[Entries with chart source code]
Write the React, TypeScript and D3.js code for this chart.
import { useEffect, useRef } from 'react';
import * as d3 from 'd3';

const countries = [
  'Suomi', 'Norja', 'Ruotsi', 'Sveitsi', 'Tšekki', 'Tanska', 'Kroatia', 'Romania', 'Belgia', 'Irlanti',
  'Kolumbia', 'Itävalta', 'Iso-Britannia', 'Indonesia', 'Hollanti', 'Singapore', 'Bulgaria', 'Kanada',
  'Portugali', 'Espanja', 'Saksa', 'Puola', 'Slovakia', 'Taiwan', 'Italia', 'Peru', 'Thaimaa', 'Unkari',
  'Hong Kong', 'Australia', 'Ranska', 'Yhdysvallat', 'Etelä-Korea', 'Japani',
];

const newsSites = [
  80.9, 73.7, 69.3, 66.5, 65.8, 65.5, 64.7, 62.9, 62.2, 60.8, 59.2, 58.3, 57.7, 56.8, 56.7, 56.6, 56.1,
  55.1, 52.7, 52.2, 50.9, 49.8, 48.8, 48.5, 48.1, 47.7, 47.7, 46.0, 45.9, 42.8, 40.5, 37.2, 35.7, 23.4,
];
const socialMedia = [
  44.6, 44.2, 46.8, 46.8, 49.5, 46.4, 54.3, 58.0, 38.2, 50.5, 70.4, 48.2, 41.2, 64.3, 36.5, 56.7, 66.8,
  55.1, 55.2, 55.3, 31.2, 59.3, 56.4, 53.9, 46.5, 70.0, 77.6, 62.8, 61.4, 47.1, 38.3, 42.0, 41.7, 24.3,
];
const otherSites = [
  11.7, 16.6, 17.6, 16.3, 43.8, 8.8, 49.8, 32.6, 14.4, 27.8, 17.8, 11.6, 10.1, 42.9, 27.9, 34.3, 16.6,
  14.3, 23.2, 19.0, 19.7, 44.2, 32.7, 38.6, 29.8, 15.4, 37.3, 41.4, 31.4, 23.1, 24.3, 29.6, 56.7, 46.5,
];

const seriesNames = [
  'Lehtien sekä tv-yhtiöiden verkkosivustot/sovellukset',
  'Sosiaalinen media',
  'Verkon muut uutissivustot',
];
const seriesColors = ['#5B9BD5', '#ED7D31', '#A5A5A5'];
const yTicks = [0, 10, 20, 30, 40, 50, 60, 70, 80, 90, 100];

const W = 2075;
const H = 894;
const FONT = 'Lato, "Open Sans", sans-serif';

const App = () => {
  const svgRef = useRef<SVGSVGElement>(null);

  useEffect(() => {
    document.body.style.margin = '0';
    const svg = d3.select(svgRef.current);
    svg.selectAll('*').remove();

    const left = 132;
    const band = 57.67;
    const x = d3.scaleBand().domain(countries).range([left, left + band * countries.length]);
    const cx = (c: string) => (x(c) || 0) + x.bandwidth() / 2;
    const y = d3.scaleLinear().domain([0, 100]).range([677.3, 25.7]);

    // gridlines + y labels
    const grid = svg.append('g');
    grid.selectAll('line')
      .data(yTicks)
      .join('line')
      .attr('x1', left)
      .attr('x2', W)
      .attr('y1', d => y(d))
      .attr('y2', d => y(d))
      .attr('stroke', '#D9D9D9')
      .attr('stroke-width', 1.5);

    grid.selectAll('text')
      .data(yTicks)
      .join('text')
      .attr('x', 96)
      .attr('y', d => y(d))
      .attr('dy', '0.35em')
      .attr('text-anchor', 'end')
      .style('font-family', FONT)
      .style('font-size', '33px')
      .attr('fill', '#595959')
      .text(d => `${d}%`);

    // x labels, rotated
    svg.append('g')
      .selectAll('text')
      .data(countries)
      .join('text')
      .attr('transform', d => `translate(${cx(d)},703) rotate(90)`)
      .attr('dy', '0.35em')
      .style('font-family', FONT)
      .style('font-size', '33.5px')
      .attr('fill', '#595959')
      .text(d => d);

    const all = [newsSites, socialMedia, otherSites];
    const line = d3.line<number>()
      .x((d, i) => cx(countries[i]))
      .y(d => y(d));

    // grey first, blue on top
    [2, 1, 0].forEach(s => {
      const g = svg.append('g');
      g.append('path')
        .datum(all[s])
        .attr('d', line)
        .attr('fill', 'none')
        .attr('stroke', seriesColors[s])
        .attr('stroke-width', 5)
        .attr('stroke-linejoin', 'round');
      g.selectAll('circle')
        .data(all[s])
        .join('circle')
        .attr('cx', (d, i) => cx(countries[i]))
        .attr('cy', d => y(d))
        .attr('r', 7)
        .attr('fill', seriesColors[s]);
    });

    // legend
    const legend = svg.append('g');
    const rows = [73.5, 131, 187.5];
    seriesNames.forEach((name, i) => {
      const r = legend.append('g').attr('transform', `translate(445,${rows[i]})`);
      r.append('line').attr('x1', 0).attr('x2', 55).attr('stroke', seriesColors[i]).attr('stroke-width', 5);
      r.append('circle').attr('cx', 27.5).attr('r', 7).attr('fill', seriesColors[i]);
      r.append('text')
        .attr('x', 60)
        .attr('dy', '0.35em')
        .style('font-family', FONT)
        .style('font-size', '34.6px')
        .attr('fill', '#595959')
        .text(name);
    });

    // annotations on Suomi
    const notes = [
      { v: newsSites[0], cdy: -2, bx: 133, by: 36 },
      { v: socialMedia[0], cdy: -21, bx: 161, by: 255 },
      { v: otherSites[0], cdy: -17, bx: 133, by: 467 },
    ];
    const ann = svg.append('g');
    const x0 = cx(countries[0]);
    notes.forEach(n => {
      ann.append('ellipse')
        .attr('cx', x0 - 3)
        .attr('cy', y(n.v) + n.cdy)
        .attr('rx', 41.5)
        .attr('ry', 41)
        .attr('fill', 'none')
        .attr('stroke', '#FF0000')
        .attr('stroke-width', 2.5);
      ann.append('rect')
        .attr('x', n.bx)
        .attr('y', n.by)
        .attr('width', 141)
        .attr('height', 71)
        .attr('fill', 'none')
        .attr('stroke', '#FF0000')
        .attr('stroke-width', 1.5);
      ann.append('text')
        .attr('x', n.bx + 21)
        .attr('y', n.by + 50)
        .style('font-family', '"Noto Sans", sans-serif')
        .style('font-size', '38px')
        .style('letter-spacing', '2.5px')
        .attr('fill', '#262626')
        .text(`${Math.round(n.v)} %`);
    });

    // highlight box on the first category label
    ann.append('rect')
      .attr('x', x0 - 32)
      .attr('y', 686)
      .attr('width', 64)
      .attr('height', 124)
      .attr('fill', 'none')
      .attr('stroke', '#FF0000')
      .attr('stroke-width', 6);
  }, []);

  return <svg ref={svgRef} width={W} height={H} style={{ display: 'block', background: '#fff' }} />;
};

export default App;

--

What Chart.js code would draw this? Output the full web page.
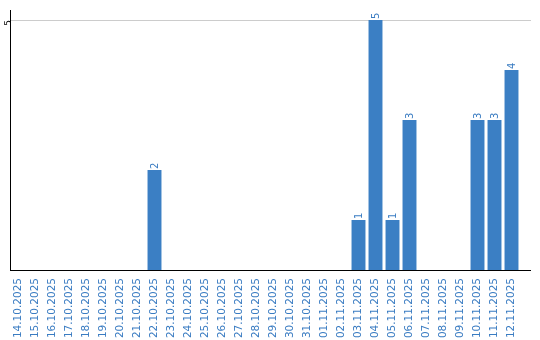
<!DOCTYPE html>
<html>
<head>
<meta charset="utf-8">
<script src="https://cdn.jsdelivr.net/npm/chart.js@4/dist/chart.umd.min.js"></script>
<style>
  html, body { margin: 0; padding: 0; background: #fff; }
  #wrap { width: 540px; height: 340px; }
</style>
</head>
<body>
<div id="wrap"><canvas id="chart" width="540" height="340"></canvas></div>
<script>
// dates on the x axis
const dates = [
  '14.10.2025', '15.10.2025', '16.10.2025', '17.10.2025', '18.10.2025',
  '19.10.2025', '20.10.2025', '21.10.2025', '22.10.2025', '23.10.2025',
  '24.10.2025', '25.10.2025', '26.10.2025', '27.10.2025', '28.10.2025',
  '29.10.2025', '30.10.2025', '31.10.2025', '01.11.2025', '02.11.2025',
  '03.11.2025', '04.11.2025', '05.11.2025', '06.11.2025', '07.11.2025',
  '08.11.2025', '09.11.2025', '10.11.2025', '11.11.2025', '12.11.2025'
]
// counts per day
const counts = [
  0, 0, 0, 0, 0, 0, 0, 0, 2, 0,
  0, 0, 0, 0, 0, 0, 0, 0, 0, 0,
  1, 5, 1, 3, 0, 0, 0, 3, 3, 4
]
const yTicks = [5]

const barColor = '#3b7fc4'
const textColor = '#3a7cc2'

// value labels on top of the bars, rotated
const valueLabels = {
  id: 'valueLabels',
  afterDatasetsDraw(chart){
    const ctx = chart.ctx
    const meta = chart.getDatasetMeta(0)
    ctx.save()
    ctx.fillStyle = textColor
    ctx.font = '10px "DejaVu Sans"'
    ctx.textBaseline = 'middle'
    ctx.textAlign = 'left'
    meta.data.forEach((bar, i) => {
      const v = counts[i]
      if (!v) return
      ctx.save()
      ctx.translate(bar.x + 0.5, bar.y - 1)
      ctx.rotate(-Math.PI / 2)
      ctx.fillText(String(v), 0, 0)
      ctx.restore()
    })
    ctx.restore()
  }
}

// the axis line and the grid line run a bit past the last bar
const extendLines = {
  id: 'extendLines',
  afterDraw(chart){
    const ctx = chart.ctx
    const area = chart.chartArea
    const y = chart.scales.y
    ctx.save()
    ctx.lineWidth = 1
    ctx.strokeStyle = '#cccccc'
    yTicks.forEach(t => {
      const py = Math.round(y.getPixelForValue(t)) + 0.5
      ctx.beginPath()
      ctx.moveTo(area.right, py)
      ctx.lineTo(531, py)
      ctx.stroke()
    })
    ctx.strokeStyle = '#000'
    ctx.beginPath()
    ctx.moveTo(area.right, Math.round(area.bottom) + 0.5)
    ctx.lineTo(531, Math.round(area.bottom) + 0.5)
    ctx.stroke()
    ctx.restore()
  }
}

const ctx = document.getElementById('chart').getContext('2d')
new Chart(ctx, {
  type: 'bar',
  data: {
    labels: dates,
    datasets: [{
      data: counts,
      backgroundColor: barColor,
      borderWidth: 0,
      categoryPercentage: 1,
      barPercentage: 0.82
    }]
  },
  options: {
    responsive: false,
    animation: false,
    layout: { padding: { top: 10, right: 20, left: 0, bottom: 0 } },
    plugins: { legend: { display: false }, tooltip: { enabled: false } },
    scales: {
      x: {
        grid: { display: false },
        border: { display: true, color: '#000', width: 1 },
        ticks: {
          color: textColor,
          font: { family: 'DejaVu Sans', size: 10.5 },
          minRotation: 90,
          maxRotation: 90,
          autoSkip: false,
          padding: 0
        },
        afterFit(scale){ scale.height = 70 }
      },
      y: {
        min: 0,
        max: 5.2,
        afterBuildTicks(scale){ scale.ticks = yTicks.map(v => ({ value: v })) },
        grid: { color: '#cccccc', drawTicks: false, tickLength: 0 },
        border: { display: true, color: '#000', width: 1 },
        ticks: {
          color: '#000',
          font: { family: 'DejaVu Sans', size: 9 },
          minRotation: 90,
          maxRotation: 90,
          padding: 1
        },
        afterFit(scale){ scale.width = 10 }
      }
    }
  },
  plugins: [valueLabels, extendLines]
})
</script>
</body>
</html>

--

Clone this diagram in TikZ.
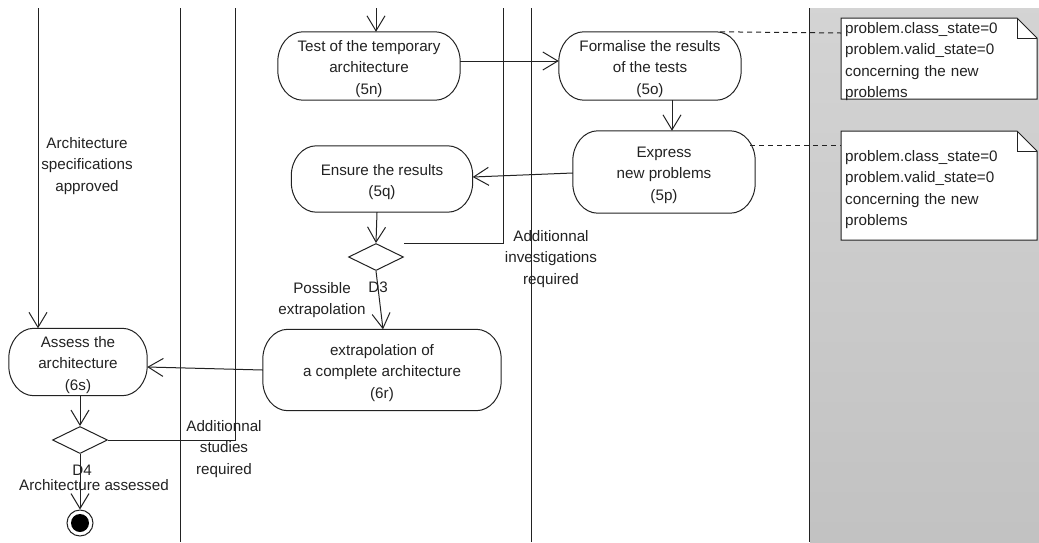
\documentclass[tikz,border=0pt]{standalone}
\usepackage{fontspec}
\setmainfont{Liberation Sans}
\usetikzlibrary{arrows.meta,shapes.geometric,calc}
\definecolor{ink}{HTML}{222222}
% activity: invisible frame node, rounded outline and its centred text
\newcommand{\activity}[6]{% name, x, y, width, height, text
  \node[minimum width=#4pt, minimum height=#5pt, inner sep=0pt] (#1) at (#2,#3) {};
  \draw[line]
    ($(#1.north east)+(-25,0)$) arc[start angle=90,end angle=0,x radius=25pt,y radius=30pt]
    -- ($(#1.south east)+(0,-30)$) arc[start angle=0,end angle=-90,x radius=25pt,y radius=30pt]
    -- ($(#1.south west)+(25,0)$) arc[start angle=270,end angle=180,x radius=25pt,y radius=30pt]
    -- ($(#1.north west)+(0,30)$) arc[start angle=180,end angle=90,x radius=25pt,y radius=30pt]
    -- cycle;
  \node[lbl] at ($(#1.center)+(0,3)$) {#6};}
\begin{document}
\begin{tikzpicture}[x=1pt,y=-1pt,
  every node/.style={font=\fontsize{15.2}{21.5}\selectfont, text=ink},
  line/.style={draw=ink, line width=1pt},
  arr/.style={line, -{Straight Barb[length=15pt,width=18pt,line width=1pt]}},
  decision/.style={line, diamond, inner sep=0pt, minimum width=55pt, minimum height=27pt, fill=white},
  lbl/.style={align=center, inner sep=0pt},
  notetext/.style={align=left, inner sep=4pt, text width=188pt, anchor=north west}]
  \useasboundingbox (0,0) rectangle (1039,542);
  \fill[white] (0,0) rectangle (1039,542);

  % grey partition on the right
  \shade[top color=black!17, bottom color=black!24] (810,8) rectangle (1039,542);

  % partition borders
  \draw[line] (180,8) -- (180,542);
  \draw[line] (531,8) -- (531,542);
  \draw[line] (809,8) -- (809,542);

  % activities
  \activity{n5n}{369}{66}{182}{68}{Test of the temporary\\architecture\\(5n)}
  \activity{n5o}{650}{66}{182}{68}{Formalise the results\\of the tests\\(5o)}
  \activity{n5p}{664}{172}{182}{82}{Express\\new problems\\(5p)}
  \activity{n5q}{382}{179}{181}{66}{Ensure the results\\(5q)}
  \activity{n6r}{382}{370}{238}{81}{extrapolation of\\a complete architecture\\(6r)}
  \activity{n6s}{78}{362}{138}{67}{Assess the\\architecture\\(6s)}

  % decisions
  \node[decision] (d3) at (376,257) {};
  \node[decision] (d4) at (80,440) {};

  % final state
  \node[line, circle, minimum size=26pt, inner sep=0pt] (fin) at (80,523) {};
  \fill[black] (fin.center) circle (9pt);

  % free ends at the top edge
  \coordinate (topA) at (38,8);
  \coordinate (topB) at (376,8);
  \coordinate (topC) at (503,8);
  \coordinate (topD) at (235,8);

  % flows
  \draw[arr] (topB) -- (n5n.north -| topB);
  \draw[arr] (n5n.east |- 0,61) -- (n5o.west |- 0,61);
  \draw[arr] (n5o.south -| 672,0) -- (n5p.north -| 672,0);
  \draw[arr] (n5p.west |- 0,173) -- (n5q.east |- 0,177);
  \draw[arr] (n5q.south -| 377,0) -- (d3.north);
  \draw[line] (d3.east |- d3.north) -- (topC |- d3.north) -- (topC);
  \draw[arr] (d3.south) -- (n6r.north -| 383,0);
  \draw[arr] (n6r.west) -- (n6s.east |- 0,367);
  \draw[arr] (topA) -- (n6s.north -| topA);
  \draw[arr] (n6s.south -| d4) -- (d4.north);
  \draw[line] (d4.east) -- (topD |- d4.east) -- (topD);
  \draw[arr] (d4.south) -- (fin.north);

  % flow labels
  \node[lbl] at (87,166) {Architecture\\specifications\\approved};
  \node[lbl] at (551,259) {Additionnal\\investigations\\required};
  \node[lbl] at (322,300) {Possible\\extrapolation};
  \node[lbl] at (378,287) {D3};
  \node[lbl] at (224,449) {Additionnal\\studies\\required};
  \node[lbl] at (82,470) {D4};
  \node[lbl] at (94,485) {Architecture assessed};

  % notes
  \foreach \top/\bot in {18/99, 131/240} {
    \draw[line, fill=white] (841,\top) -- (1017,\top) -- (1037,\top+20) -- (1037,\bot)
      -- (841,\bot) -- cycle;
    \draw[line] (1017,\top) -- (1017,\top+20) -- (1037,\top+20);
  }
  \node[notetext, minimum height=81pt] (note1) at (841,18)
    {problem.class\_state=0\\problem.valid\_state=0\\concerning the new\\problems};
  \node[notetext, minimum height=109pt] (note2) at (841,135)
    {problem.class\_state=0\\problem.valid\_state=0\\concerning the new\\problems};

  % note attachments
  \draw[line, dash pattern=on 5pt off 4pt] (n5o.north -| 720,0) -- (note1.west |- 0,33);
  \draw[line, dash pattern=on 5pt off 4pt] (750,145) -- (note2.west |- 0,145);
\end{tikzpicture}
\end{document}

» **Objective**:
Give back exactly the lines from the one containing "Clone this diagram in TikZ." to the one containing "(809,8) -- (809,542);", both included, and no pictures.

» **Output for this task**:
Clone this diagram in TikZ.
\documentclass[tikz,border=0pt]{standalone}
\usepackage{fontspec}
\setmainfont{Liberation Sans}
\usetikzlibrary{arrows.meta,shapes.geometric,calc}
\definecolor{ink}{HTML}{222222}
% activity: invisible frame node, rounded outline and its centred text
\newcommand{\activity}[6]{% name, x, y, width, height, text
  \node[minimum width=#4pt, minimum height=#5pt, inner sep=0pt] (#1) at (#2,#3) {};
  \draw[line]
    ($(#1.north east)+(-25,0)$) arc[start angle=90,end angle=0,x radius=25pt,y radius=30pt]
    -- ($(#1.south east)+(0,-30)$) arc[start angle=0,end angle=-90,x radius=25pt,y radius=30pt]
    -- ($(#1.south west)+(25,0)$) arc[start angle=270,end angle=180,x radius=25pt,y radius=30pt]
    -- ($(#1.north west)+(0,30)$) arc[start angle=180,end angle=90,x radius=25pt,y radius=30pt]
    -- cycle;
  \node[lbl] at ($(#1.center)+(0,3)$) {#6};}
\begin{document}
\begin{tikzpicture}[x=1pt,y=-1pt,
  every node/.style={font=\fontsize{15.2}{21.5}\selectfont, text=ink},
  line/.style={draw=ink, line width=1pt},
  arr/.style={line, -{Straight Barb[length=15pt,width=18pt,line width=1pt]}},
  decision/.style={line, diamond, inner sep=0pt, minimum width=55pt, minimum height=27pt, fill=white},
  lbl/.style={align=center, inner sep=0pt},
  notetext/.style={align=left, inner sep=4pt, text width=188pt, anchor=north west}]
  \useasboundingbox (0,0) rectangle (1039,542);
  \fill[white] (0,0) rectangle (1039,542);

  % grey partition on the right
  \shade[top color=black!17, bottom color=black!24] (810,8) rectangle (1039,542);

  % partition borders
  \draw[line] (180,8) -- (180,542);
  \draw[line] (531,8) -- (531,542);
  \draw[line] (809,8) -- (809,542);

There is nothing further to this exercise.